Day 2 of 31- Purpose
I spoke yesterday about my mantra of not spending energy or time on people, situations, or prospects that don’t serve my purpose. I find the concept of purpose an interesting and elusive idea. When we are young, people ask us what we want to be when we grow up and we give an answer based on two possible premises: either we answer based on what we see modeled in others in our family or we answer based on the things we like at that point in our lives. As we get older, there is both this familial and societal push for us to settle in on a vocation that allows us to support ourselves financially. This societal push is perplexing because, we are essentially forced to make a decision about the trajectory of our lives at 17 or 18 years of age never being privy to the one thing that makes all the difference in being successful and enjoying your life: purpose.
In my opinion, this lack of emphasis on living with purpose has caused several generations to meander about the workforce from job to job; and in some cases career to career with no guiding principles for how they can cultivate a meaningful contribution to humanity. No wonder there are plentiful stories of unproductive and disengaged workforces. There’s no surprise that people are sailing through life in a stupor. I know people right now who are 50+ years of age -and are finally discovering the ingredients for living a purposeful life. That’s a long time to have lived, worked and expended energy on people, situations, and activities that don’t connect to the essence of who you are. We all need a focus or an objective in life and work.
Have you ever observed a family member or friend who is getting on in age? Among many things that contribute to their occasional bouts of lashing out and irritability is: losing a sense of purpose. The idea that they are no longer viable or able to be of service is often the result of their mental and physical undoing. The same holds true for people in general- we all just want to be a part of something.
I think we should expose children to the concept of having a purpose for their life. The focus doesn’t have to be linear or based on societal pressures, but it should connect to the things that are at the core of who they are. In the least abstract way, I try to explain to my kids that there is great power in doing what you really love. I understand as a parent that “what they love” maybe fleeting at this stage, but at least they are focusing on what they love in whatever moment they are in. I try to model it through my work so they don’t see me as a product of indecision, but someone who is intentional about the work I do and the life I live. My hope is that this focus evolves as they get older and they start to connect-the-dots in doing the things they are good at and have a passion for.

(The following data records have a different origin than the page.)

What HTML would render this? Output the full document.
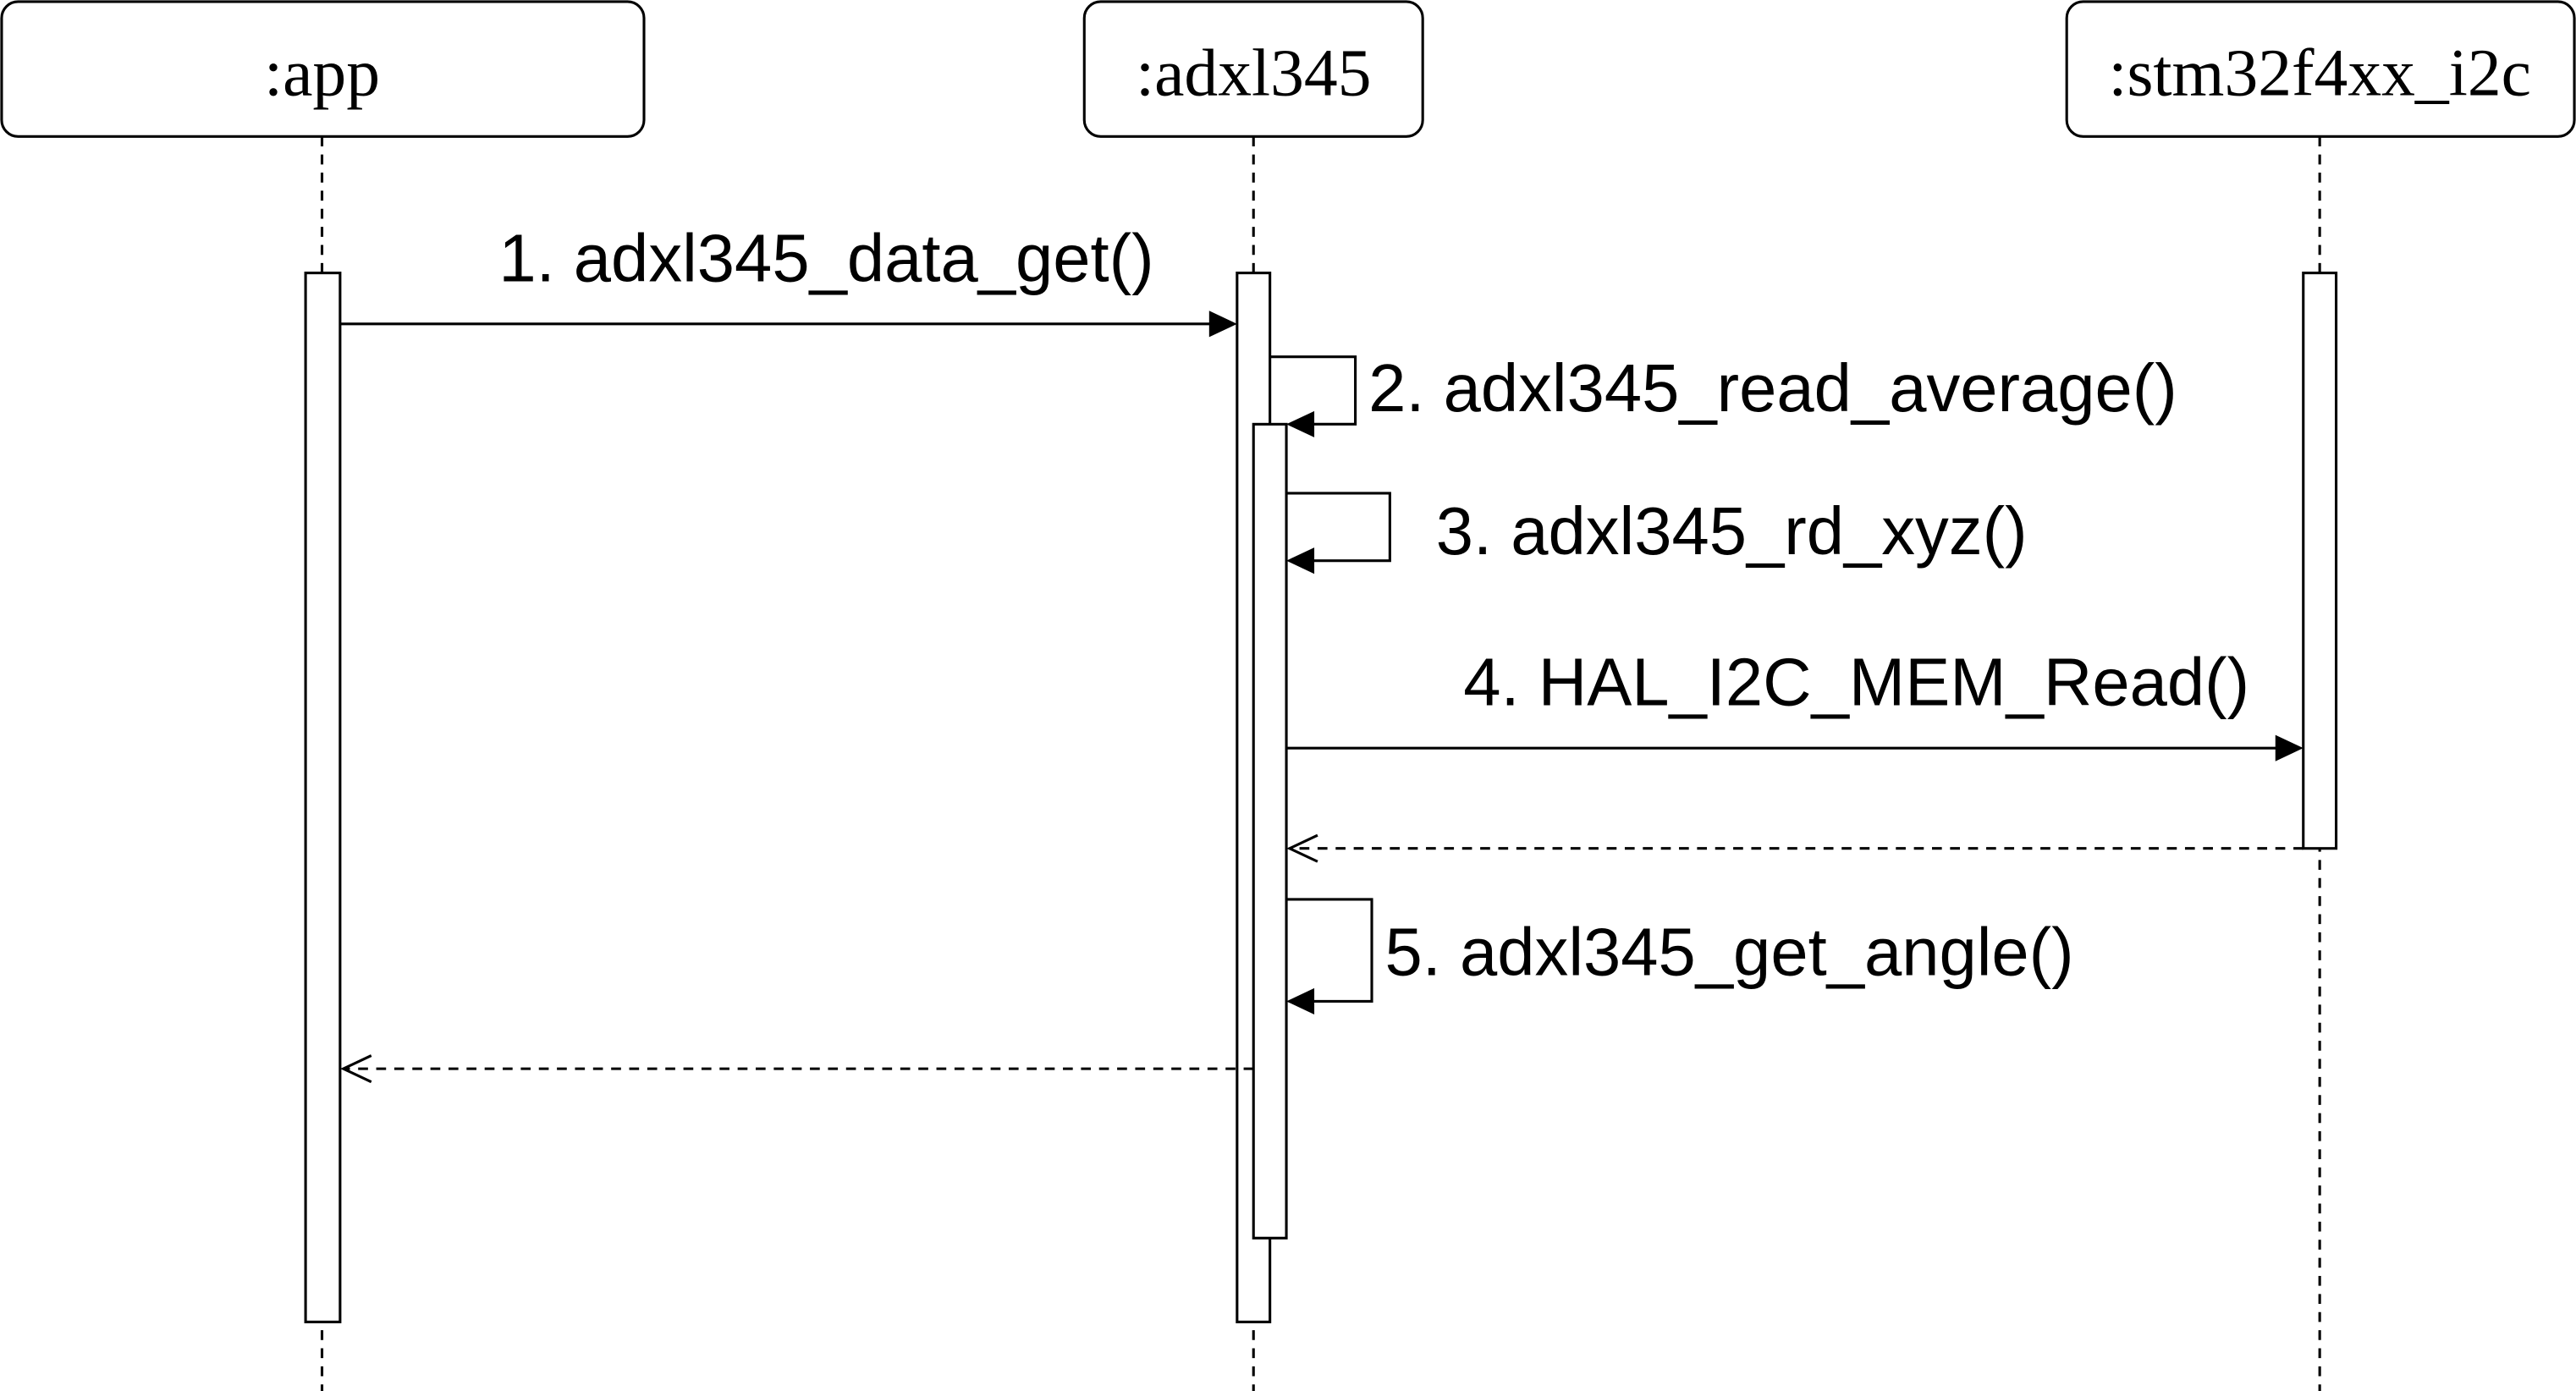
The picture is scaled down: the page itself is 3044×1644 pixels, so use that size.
<!DOCTYPE html>
<html><head><meta charset="utf-8"><style>
html,body{margin:0;padding:0;background:#fff;}
svg{display:block;}
.s{font-family:"Liberation Sans",sans-serif;font-size:41px;}
.r{font-family:"Liberation Serif",serif;font-size:41px;}
</style></head><body>
<svg width="3044" height="1644" viewBox="0 0 1568 846" preserveAspectRatio="none" xmlns="http://www.w3.org/2000/svg">
<g fill="none" stroke="#000" stroke-width="1.6">
<line x1="196" y1="83" x2="196" y2="846" stroke-dasharray="6,5"/>
<line x1="763" y1="83" x2="763" y2="846" stroke-dasharray="6,5"/>
<line x1="1412" y1="83" x2="1412" y2="846" stroke-dasharray="6,5"/>
<rect x="1" y="1" width="391" height="82" rx="10" fill="#fff"/>
<rect x="660" y="1" width="206" height="82" rx="10" fill="#fff"/>
<rect x="1258" y="1" width="309" height="82" rx="10" fill="#fff"/>
<rect x="186" y="166" width="21" height="638" fill="#fff"/>
<rect x="753" y="166" width="20" height="638" fill="#fff"/>
<rect x="1402" y="166" width="20" height="350" fill="#fff"/>
<rect x="763" y="258" width="20" height="495" fill="#fff"/>
<line x1="207" y1="197" x2="738" y2="197"/>
<polyline points="773,217 825,217 825,258 798,258"/>
<polyline points="783,300 846,300 846,341 798,341"/>
<line x1="783" y1="455" x2="1387" y2="455"/>
<line x1="1402" y1="516" x2="785" y2="516" stroke-dasharray="6,5"/>
<polyline points="802,508 785,516 802,524"/>
<polyline points="783,547 835,547 835,609 798,609"/>
<line x1="763" y1="650" x2="209" y2="650" stroke-dasharray="6,5"/>
<polyline points="226,642 209,650 226,658"/>
</g>
<g fill="#000">
<polygon points="753,197 736,189 736,205"/>
<polygon points="783,258 800,250 800,266"/>
<polygon points="783,341 800,333 800,349"/>
<polygon points="1402,455 1385,447 1385,463"/>
<polygon points="783,609 800,601 800,617"/>
</g>
<g fill="#000">
<text class="r" x="196" y="58" text-anchor="middle">:app</text>
<text class="r" x="763" y="58" text-anchor="middle">:adxl345</text>
<text class="r" x="1412" y="58" text-anchor="middle">:stm32f4xx_i2c</text>
<text class="s" x="503" y="171" text-anchor="middle">1. adxl345_data_get()</text>
<text class="s" x="833" y="250">2. adxl345_read_average()</text>
<text class="s" x="874" y="337">3. adxl345_rd_xyz()</text>
<text class="s" x="1130" y="429" text-anchor="middle">4. HAL_I2C_MEM_Read()</text>
<text class="s" x="843" y="593">5. adxl345_get_angle()</text>
</g>
</svg>
</body></html>
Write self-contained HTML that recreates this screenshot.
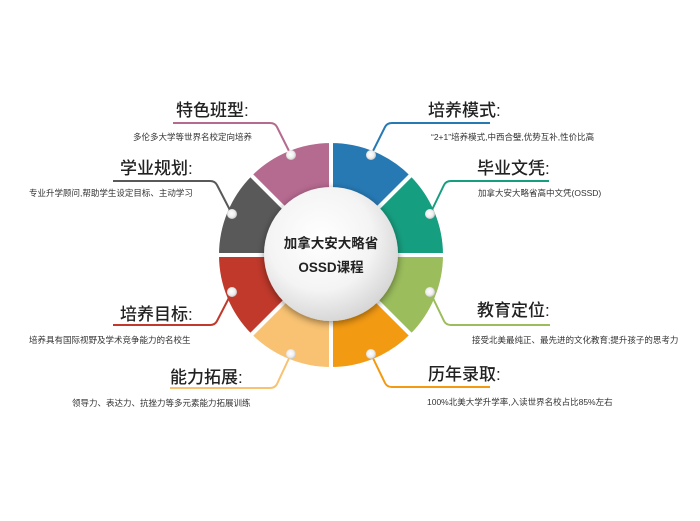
<!DOCTYPE html>
<html><head><meta charset="utf-8"><style>
html,body{margin:0;padding:0;background:#fff;}
svg{display:block;}
text{font-family:"Liberation Sans","Noto Sans CJK SC",sans-serif;fill:#222;}
.t{font-size:17px;font-weight:500;}
.d{font-size:8.5px;fill:#333;}
</style></head><body>
<svg width="700" height="521" viewBox="0 0 700 521" xmlns="http://www.w3.org/2000/svg">
<defs>
<radialGradient id="cg" cx="0.42" cy="0.38" r="0.65">
<stop offset="0" stop-color="#ffffff"/><stop offset="0.6" stop-color="#f4f4f4"/><stop offset="1" stop-color="#d4d4d4"/>
</radialGradient>
<filter id="sh" x="-30%" y="-30%" width="160%" height="160%"><feGaussianBlur in="SourceAlpha" stdDeviation="4"/><feOffset dx="0" dy="2"/><feComponentTransfer><feFuncA type="linear" slope="0.45"/></feComponentTransfer><feMerge><feMergeNode/><feMergeNode in="SourceGraphic"/></feMerge></filter>
<radialGradient id="dg" cx="0.45" cy="0.45" r="0.6"><stop offset="0" stop-color="#fff"/><stop offset="0.6" stop-color="#eee"/><stop offset="1" stop-color="#bbb"/></radialGradient>
</defs>
<g stroke="#fff" stroke-width="4" stroke-linejoin="miter">
<path d="M331 195 L331 141 A114 114 0 0 1 411.6 174.4 L373.4 212.6 A60 60 0 0 0 331 195Z" fill="#2779b4"/>
<path d="M373.4 212.6 L411.6 174.4 A114 114 0 0 1 445 255 L391 255 A60 60 0 0 0 373.4 212.6Z" fill="#169e80"/>
<path d="M391 255 L445 255 A114 114 0 0 1 411.6 335.6 L373.4 297.4 A60 60 0 0 0 391 255Z" fill="#9bbd5c"/>
<path d="M373.4 297.4 L411.6 335.6 A114 114 0 0 1 331 369 L331 315 A60 60 0 0 0 373.4 297.4Z" fill="#f39a13"/>
<path d="M331 315 L331 369 A114 114 0 0 1 250.4 335.6 L288.6 297.4 A60 60 0 0 0 331 315Z" fill="#f8c272"/>
<path d="M288.6 297.4 L250.4 335.6 A114 114 0 0 1 217 255 L271 255 A60 60 0 0 0 288.6 297.4Z" fill="#c0392b"/>
<path d="M271 255 L217 255 A114 114 0 0 1 250.4 174.4 L288.6 212.6 A60 60 0 0 0 271 255Z" fill="#595959"/>
<path d="M288.6 212.6 L250.4 174.4 A114 114 0 0 1 331 141 L331 195 A60 60 0 0 0 288.6 212.6Z" fill="#b56a8f"/>
</g>
<circle cx="331" cy="254" r="67" fill="url(#cg)" filter="url(#sh)"/>
<text x="331" y="248" text-anchor="middle" style="font-size:13.5px;font-weight:bold;">加拿大安大略省</text>
<text x="331" y="272" text-anchor="middle" style="font-size:13.5px;font-weight:bold;">OSSD课程</text>
<g fill="none" stroke-width="2">
<path d="M291 155 L277 127 Q275 123 270 123 L173 123" stroke="#b56a8f"/>
<path d="M232 214 L217 185 Q215 181 210 181 L113 181" stroke="#595959"/>
<path d="M232 292 L217 321 Q215 325 210 325 L113 325" stroke="#c0392b"/>
<path d="M291 354 L277 384 Q275 388 270 388 L170 388" stroke="#f8c272"/>
<path d="M371 155 L385 127 Q387 123 392 123 L490 123" stroke="#2779b4"/>
<path d="M430 214 L444 185 Q446 181 451 181 L549 181" stroke="#169e80"/>
<path d="M430 292 L444 321 Q446 325 451 325 L550 325" stroke="#9bbd5c"/>
<path d="M371 354 L385 383 Q387 387 392 387 L490 387" stroke="#f39a13"/>
</g>
<g fill="url(#dg)">
<circle cx="291" cy="155" r="5"/><circle cx="232" cy="214" r="5"/><circle cx="232" cy="292" r="5"/><circle cx="291" cy="354" r="5"/>
<circle cx="371" cy="155" r="5"/><circle cx="430" cy="214" r="5"/><circle cx="430" cy="292" r="5"/><circle cx="371" cy="354" r="5"/>
</g>
<text class="t" x="176" y="116">特色班型:</text>
<text class="d" x="133" y="140">多伦多大学等世界名校定向培养</text>
<text class="t" x="120" y="174">学业规划:</text>
<text class="d" x="29" y="196">专业升学顾问,帮助学生设定目标、主动学习</text>
<text class="t" x="120" y="320">培养目标:</text>
<text class="d" x="29" y="343">培养具有国际视野及学术竞争能力的名校生</text>
<text class="t" x="170" y="383">能力拓展:</text>
<text class="d" x="72" y="406">领导力、表达力、抗挫力等多元素能力拓展训练</text>
<text class="t" x="428" y="116">培养模式:</text>
<text class="d" x="431" y="140">“2+1”培养模式,中西合璧,优势互补,性价比高</text>
<text class="t" x="477" y="174">毕业文凭:</text>
<text class="d" x="478" y="196">加拿大安大略省高中文凭(OSSD)</text>
<text class="t" x="477" y="316">教育定位:</text>
<text class="d" x="472" y="343">接受北美最纯正、最先进的文化教育;提升孩子的思考力</text>
<text class="t" x="428" y="380">历年录取:</text>
<text class="d" x="427" y="405">100%北美大学升学率,入读世界名校占比85%左右</text>
</svg>
</body></html>
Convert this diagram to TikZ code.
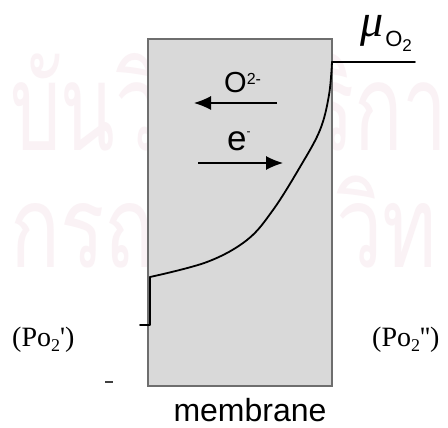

It isn’t enough to make a ton of money. There has to be something uniquely pleasurable and interesting about the work that we do. The intersection of having money and uniquely pleasurable work is bliss. It may sound crazy, but I have recently dedicated myself to seeking out only the initiatives, causes and work that cause my heart to race. It’s just a happier existence for me and it could be for you.
Czarina’s Lesson: Nobody should care more about how your story gets written, but you. Make sure you are in the driver seat of your life.